Tempo.Co, Jakarta - Wakil Menteri Keuangan Suahasil Nazara mengatakan dampak virus corona atau COVID-19 di Cina telah menurun. Namun virus itu justru baru muncul di negara lain.
"Italia, Korea, dan beberapa negara precaution, di Indonesia juga ada. Jadi ini belum berhenti dan masih belum berlanjut dan kuat kami pantau," kata Suahasil di Gedung Djuanda, Jakarta, Selasa, 3 Maret 2020.
Menurut dia, Kemenkeu memantau virus Corona sejak akhir Januari. Sedangkan sejak Februari, perhatian terhadap dampak itu dilakukan secara serius. "Terutama dampaknya pada perekonomian dan perhatiakan dampak ekonomi," ujar dia.
Saat pemantauan, kata dia, juga dilakukan penilaian dari berbagai lembaga seperti Bank Indonesia, Otoritas Jasa Keuangan, Lembaga Penjamin Simpanan. Dia juga melihat penilaian yang dikeluarkan berbagai pihak atau lembaga dunia seperti dari OECD. Di mana terdapat kesimpulan bahwa pertumbuhan ekonomi global turun.
Penurunan itu, kata dia, akan berdampak ke Indonesia sebab ekspor dan impor akan terganggu. "Impor kita banyak impor bahan baku. Kalau Cina stop produksi, kita juga akan kena," ujar Suahasil.
Selain itu, wisatawan Cina yang sebanyak 2 juta orang juga sudah berhenti. Karena itu, kata dia, masing-masing pihak yang memantau mengeluarkan kebijakan sesuai mandat. Dia berharap kebijakan yang dikeluarkan lembaga-lembaga atau Kementerian bisa saling melengkapi untuk mengantisipasi dampak itu.
Sebelumnya, Gubernur Bank Indonesia Perry Warjiyo mengatakan untuk memperkuat koordinasi dan berbagai langkah kebijakan yang telah diambil sebelumnya, BI mengambil beberapa langkah kebijakan lanjutan untuk menjaga stabilitas moneter dan pasar keuangan, termasuk memitigasi risiko merebaknya virus corona atau COVID-19. Langkah penguatan tersebut meliputi lima kebijakan.
Pertama adalah meningkatkan intensitas triple intervention agar nilai tukar Rupiah bergerak sesuai dengan fundamentalnya dan mengikuti mekanisme pasar. Untuk itu, Bank Indonesia akan mengoptimalkan strategi intervensi di pasar DNDF, pasar spot, dan pasar SBN guna meminimalkan risiko peningkatan volatilitas nilai tukar rupiah.

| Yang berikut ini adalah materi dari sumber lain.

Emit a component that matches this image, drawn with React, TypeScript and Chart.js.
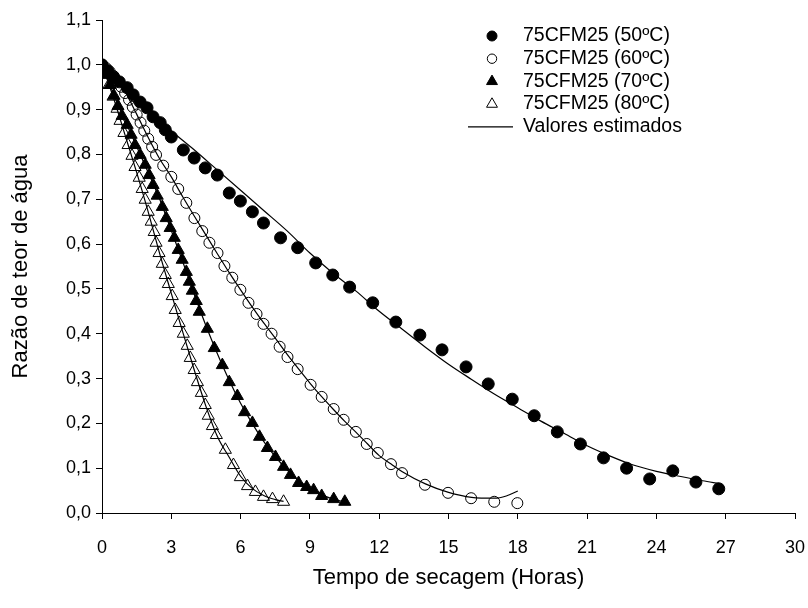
import React, { useEffect, useRef } from 'react';
import { Chart, registerables } from 'chart.js';

Chart.register(...registerables);

const FONT = '"Liberation Sans", Arial, sans-serif';

const xTicks = [0, 3, 6, 9, 12, 15, 18, 21, 24, 27, 30];
const yTicks = [0, 0.1, 0.2, 0.3, 0.4, 0.5, 0.6, 0.7, 0.8, 0.9, 1.0, 1.1];
const yTickLabels = ['0,0', '0,1', '0,2', '0,3', '0,4', '0,5', '0,6', '0,7', '0,8', '0,9', '1,0', '1,1'];
const legendLabels = ['75CFM25 (50ºC)', '75CFM25 (60ºC)', '75CFM25 (70ºC)', '75CFM25 (80ºC)', 'Valores estimados'];
const xTitle = 'Tempo de secagem (Horas)';
const yTitle = 'Razão de teor de água';

// 50 ºC observed
const t50 = [0, 0.25, 0.5, 0.75, 1.09, 1.35, 1.65, 1.95, 2.21, 2.52, 2.74, 3.0, 3.52, 3.99, 4.47, 4.99, 5.51, 5.99, 6.51, 6.99, 7.73, 8.47, 9.25, 9.99, 10.72, 11.72, 12.72, 13.76, 14.72, 15.76, 16.72, 17.76, 18.71, 19.71, 20.71, 21.71, 22.71, 23.71, 24.71, 25.71, 26.7];
const mr50 = [1.0, 0.987, 0.973, 0.962, 0.949, 0.933, 0.917, 0.904, 0.884, 0.871, 0.855, 0.839, 0.81, 0.792, 0.77, 0.754, 0.714, 0.696, 0.672, 0.647, 0.614, 0.592, 0.558, 0.531, 0.504, 0.469, 0.426, 0.397, 0.364, 0.326, 0.288, 0.254, 0.217, 0.181, 0.154, 0.123, 0.1, 0.076, 0.094, 0.069, 0.054];
// 50 ºC estimated
const tFit50 = [0, 1, 2, 3, 4, 5, 6, 7, 8, 9, 10, 11, 12, 13, 14, 15, 16, 17, 18, 19, 20, 21, 22, 23, 24, 25, 26, 26.7];
const fit50 = [1.0, 0.952, 0.903, 0.853, 0.81, 0.765, 0.72, 0.675, 0.63, 0.58, 0.535, 0.495, 0.45, 0.41, 0.37, 0.332, 0.298, 0.265, 0.235, 0.205, 0.178, 0.15, 0.127, 0.107, 0.093, 0.082, 0.072, 0.066];

// 60 ºC observed
const t60 = [0, 0.17, 0.33, 0.5, 0.67, 0.83, 1.0, 1.17, 1.33, 1.5, 1.67, 1.83, 2.0, 2.17, 2.34, 2.65, 3.0, 3.3, 3.65, 4.0, 4.34, 4.65, 5.0, 5.3, 5.64, 5.99, 6.34, 6.69, 6.99, 7.34, 7.69, 8.03, 8.47, 9.03, 9.51, 10.03, 10.46, 10.99, 11.46, 11.94, 12.51, 12.99, 13.98, 14.98, 15.98, 16.98, 17.98];
const mr60 = [1.0, 0.993, 0.985, 0.975, 0.964, 0.951, 0.937, 0.922, 0.906, 0.889, 0.871, 0.853, 0.835, 0.817, 0.799, 0.775, 0.75, 0.723, 0.692, 0.658, 0.629, 0.603, 0.58, 0.551, 0.525, 0.498, 0.469, 0.444, 0.422, 0.4, 0.371, 0.348, 0.321, 0.286, 0.259, 0.232, 0.208, 0.181, 0.154, 0.134, 0.109, 0.089, 0.063, 0.045, 0.033, 0.025, 0.022];
// 60 ºC estimated
const tFit60 = [0, 0.5, 1, 1.5, 2, 2.5, 3, 3.5, 4, 4.5, 5, 5.5, 6, 6.5, 7, 7.5, 8, 8.5, 9, 9.5, 10, 10.5, 11, 11.5, 12, 12.5, 13, 14, 15, 16, 17, 17.5, 18];
const fit60 = [1.0, 0.978, 0.94, 0.89, 0.838, 0.79, 0.75, 0.705, 0.662, 0.62, 0.578, 0.537, 0.498, 0.46, 0.424, 0.39, 0.355, 0.322, 0.29, 0.26, 0.232, 0.205, 0.18, 0.154, 0.128, 0.11, 0.092, 0.065, 0.046, 0.035, 0.033, 0.038, 0.049];

// 70 ºC observed
const t70 = [0, 0.17, 0.35, 0.52, 0.69, 0.87, 1.09, 1.26, 1.43, 1.65, 1.87, 2.04, 2.21, 2.39, 2.61, 2.78, 2.95, 3.13, 3.3, 3.47, 3.65, 3.78, 3.91, 4.08, 4.21, 4.56, 4.86, 5.21, 5.51, 5.86, 6.17, 6.51, 6.82, 7.16, 7.51, 7.86, 8.16, 8.51, 8.86, 9.16, 9.51, 10.03, 10.51];
const mr70 = [1.0, 0.978, 0.955, 0.931, 0.908, 0.886, 0.866, 0.844, 0.821, 0.799, 0.777, 0.754, 0.732, 0.708, 0.683, 0.658, 0.636, 0.614, 0.587, 0.565, 0.538, 0.516, 0.496, 0.473, 0.449, 0.411, 0.368, 0.33, 0.292, 0.261, 0.225, 0.201, 0.17, 0.145, 0.125, 0.103, 0.085, 0.067, 0.058, 0.051, 0.038, 0.031, 0.025];
// 70 ºC estimated
const tFit70 = [0, 0.5, 1, 1.5, 2, 2.5, 3, 3.5, 4, 4.5, 5, 5.5, 6, 6.5, 7, 7.5, 8, 8.5, 9, 9.5, 10, 10.5];
const fit70 = [1.0, 0.935, 0.875, 0.818, 0.76, 0.7, 0.63, 0.56, 0.487, 0.418, 0.355, 0.297, 0.245, 0.2, 0.16, 0.126, 0.097, 0.073, 0.055, 0.041, 0.031, 0.025];

// 80 ºC observed
const t80 = [0, 0.13, 0.3, 0.48, 0.65, 0.78, 0.95, 1.13, 1.3, 1.43, 1.61, 1.74, 1.87, 2.0, 2.13, 2.26, 2.34, 2.47, 2.61, 2.74, 2.87, 3.04, 3.17, 3.34, 3.52, 3.69, 3.82, 3.99, 4.13, 4.3, 4.47, 4.6, 4.78, 4.95, 5.34, 5.69, 5.99, 6.3, 6.64, 6.99, 7.38, 7.86];
const mr80 = [1.0, 0.978, 0.955, 0.929, 0.902, 0.875, 0.848, 0.821, 0.797, 0.772, 0.748, 0.723, 0.699, 0.672, 0.65, 0.627, 0.603, 0.58, 0.556, 0.531, 0.511, 0.484, 0.453, 0.424, 0.4, 0.373, 0.346, 0.319, 0.292, 0.268, 0.241, 0.217, 0.194, 0.174, 0.141, 0.107, 0.08, 0.06, 0.047, 0.036, 0.031, 0.025];
// 80 ºC estimated
const tFit80 = [0, 0.5, 1, 1.5, 2, 2.5, 3, 3.5, 4, 4.5, 5, 5.5, 6, 6.5, 7, 7.5, 7.86];
const fit80 = [1.0, 0.926, 0.843, 0.76, 0.672, 0.578, 0.49, 0.403, 0.318, 0.238, 0.17, 0.125, 0.082, 0.055, 0.039, 0.03, 0.026];

const pts = (xs: number[], ys: number[]) => xs.map((x, i) => ({ x, y: ys[i] }));

type MarkerSpec = { style: 'circle' | 'triangle'; filled: boolean; r: number };
const legendMarkers: MarkerSpec[] = [
  { style: 'circle', filled: true, r: 5 },
  { style: 'circle', filled: false, r: 4.7 },
  { style: 'triangle', filled: true, r: 6.3 },
  { style: 'triangle', filled: false, r: 6.3 },
];

const legendPlugin = {
  id: 'customLegend',
  afterDraw(chart: any) {
    const ctx = chart.ctx as CanvasRenderingContext2D;
    const area = chart.chartArea;
    const markerX = area.left + 390;
    const textX = area.left + 421;
    const rowY0 = area.top + 16;
    const rowH = 22.7;
    ctx.save();
    ctx.fillStyle = '#000';
    ctx.strokeStyle = '#000';
    ctx.font = '19.5px ' + FONT;
    ctx.textBaseline = 'middle';
    ctx.textAlign = 'left';
    legendLabels.forEach((label, i) => {
      const y = rowY0 + rowH * i;
      const m = legendMarkers[i];
      ctx.lineWidth = 1;
      if (m) {
        ctx.beginPath();
        if (m.style === 'circle') {
          ctx.arc(markerX, y, m.r, 0, Math.PI * 2);
        } else {
          const r = m.r;
          ctx.moveTo(markerX, y - r);
          ctx.lineTo(markerX + Math.sin((2 * Math.PI) / 3) * r, y + r / 2);
          ctx.lineTo(markerX - Math.sin((2 * Math.PI) / 3) * r, y + r / 2);
          ctx.closePath();
        }
        if (m.filled) ctx.fill();
        ctx.stroke();
      } else {
        ctx.lineWidth = 1.2;
        ctx.beginPath();
        ctx.moveTo(markerX - 24, y);
        ctx.lineTo(markerX + 21, y);
        ctx.stroke();
      }
      ctx.fillText(label, textX, y);
    });
    ctx.restore();
  },
};

export default function App() {
  const ref = useRef<HTMLCanvasElement | null>(null);

  useEffect(() => {
    if (!ref.current) return;
    const fitStyle = {
      showLine: true,
      borderColor: '#000',
      borderWidth: 1.2,
      pointRadius: 0,
      pointHoverRadius: 0,
      cubicInterpolationMode: 'monotone' as const,
      fill: false,
      order: 2,
    };
    const chart = new Chart(ref.current, {
      type: 'scatter',
      data: {
        datasets: [
          { label: legendLabels[0], data: pts(t50, mr50), pointStyle: 'circle', pointRadius: 6, backgroundColor: '#000', borderColor: '#000', borderWidth: 1, order: 1 },
          { label: legendLabels[1], data: pts(t60, mr60), pointStyle: 'circle', pointRadius: 5.5, backgroundColor: 'rgba(0,0,0,0)', borderColor: '#000', borderWidth: 1, order: 1 },
          { label: legendLabels[2], data: pts(t70, mr70), pointStyle: 'triangle', pointRadius: 7, backgroundColor: '#000', borderColor: '#000', borderWidth: 1, order: 1 },
          { label: legendLabels[3], data: pts(t80, mr80), pointStyle: 'triangle', pointRadius: 7, backgroundColor: 'rgba(0,0,0,0)', borderColor: '#000', borderWidth: 1, order: 1 },
          { label: legendLabels[4], data: pts(tFit50, fit50), ...fitStyle },
          { label: legendLabels[4], data: pts(tFit60, fit60), ...fitStyle },
          { label: legendLabels[4], data: pts(tFit70, fit70), ...fitStyle },
          { label: legendLabels[4], data: pts(tFit80, fit80), ...fitStyle },
        ],
      },
      options: {
        responsive: false,
        animation: false,
        events: [],
        layout: { padding: { left: 0, right: 13, top: 20, bottom: 0 } },
        plugins: {
          legend: { display: false },
          tooltip: { enabled: false },
        },
        scales: {
          x: {
            type: 'linear',
            min: 0,
            max: 30,
            afterBuildTicks: (s: any) => {
              s.ticks = xTicks.map((v) => ({ value: v }));
            },
            afterFit: (s: any) => {
              s.height = 95;
            },
            ticks: {
              color: '#000',
              font: { family: FONT, size: 18, lineHeight: 3.03 },
              padding: 2,
              maxRotation: 0,
              autoSkip: false,
              callback: (v: any) => String(v),
            },
            grid: { display: true, drawOnChartArea: false, drawTicks: true, tickLength: 6, color: '#000', lineWidth: 1 },
            border: { display: true, color: '#000', width: 1 },
            title: {
              display: true,
              text: xTitle,
              color: '#000',
              font: { family: FONT, size: 22 },
              padding: { top: 0, bottom: 17 },
            },
          },
          y: {
            type: 'linear',
            min: 0,
            max: 1.1,
            afterBuildTicks: (s: any) => {
              s.ticks = yTicks.map((v) => ({ value: v }));
            },
            afterFit: (s: any) => {
              s.width = 102;
            },
            ticks: {
              color: '#000',
              font: { family: FONT, size: 18 },
              padding: 5,
              autoSkip: false,
              callback: (_v: any, i: number) => yTickLabels[i],
            },
            grid: { display: true, drawOnChartArea: false, drawTicks: true, tickLength: 6, color: '#000', lineWidth: 1 },
            border: { display: true, color: '#000', width: 1 },
            title: {
              display: true,
              text: yTitle,
              color: '#000',
              font: { family: FONT, size: 22 },
              padding: { top: 8, bottom: 0 },
            },
          },
        },
      },
      plugins: [legendPlugin],
    });
    return () => chart.destroy();
  }, []);

  return (
    <div style={{ position: 'fixed', left: 0, top: 0, width: 808, height: 608, background: '#fff' }}>
      <canvas ref={ref} width={808} height={608} style={{ width: 808, height: 608, display: 'block' }} />
    </div>
  );
}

Kebijakan kedua, menurunkan rasio Giro Wajib Minimum (GWM) Valuta Asing Bank Umum Konvensional, dari semula 8 persen menjadi 4 persen, berlaku mulai 16 Maret 2020. Penurunan rasio GWM Valas tersebut akan meningkatkan likuiditas valas di perbankan sekitar US$ 3,2 miliar dan sekaligus mengurangi tekanan di pasar valas.
Ketiga, menurunkan GWM Rupiah sebesar 50 basis poin yang ditujukan kepada bank-bank yang melakukan kegiatan pembiayaan ekspor-impor, yang dalam pelaksanaannya akan berkoordinasi dengan Pemerintah. Kebijakan ini diharapkan dapat mempermudah kegiatan ekspor-impor melalui biaya yang lebih murah. Kebijakan akan diimplementasikan mulai 1 April 2020 untuk berlaku selama 9 bulan dan sesudahnya dapat dievaluasi kembali.
Keempat, memperluas jenis underlying transaksi bagi investor asing sehingga dapat memberikan alternatif dalam rangka lindung nilai atas kepemilikan rupiah. Kelima, menegaskan kembali bahwa investor global dapat menggunakan bank kustodi global dan domestik dalam melakukan kegiatan investasi di Indonesia.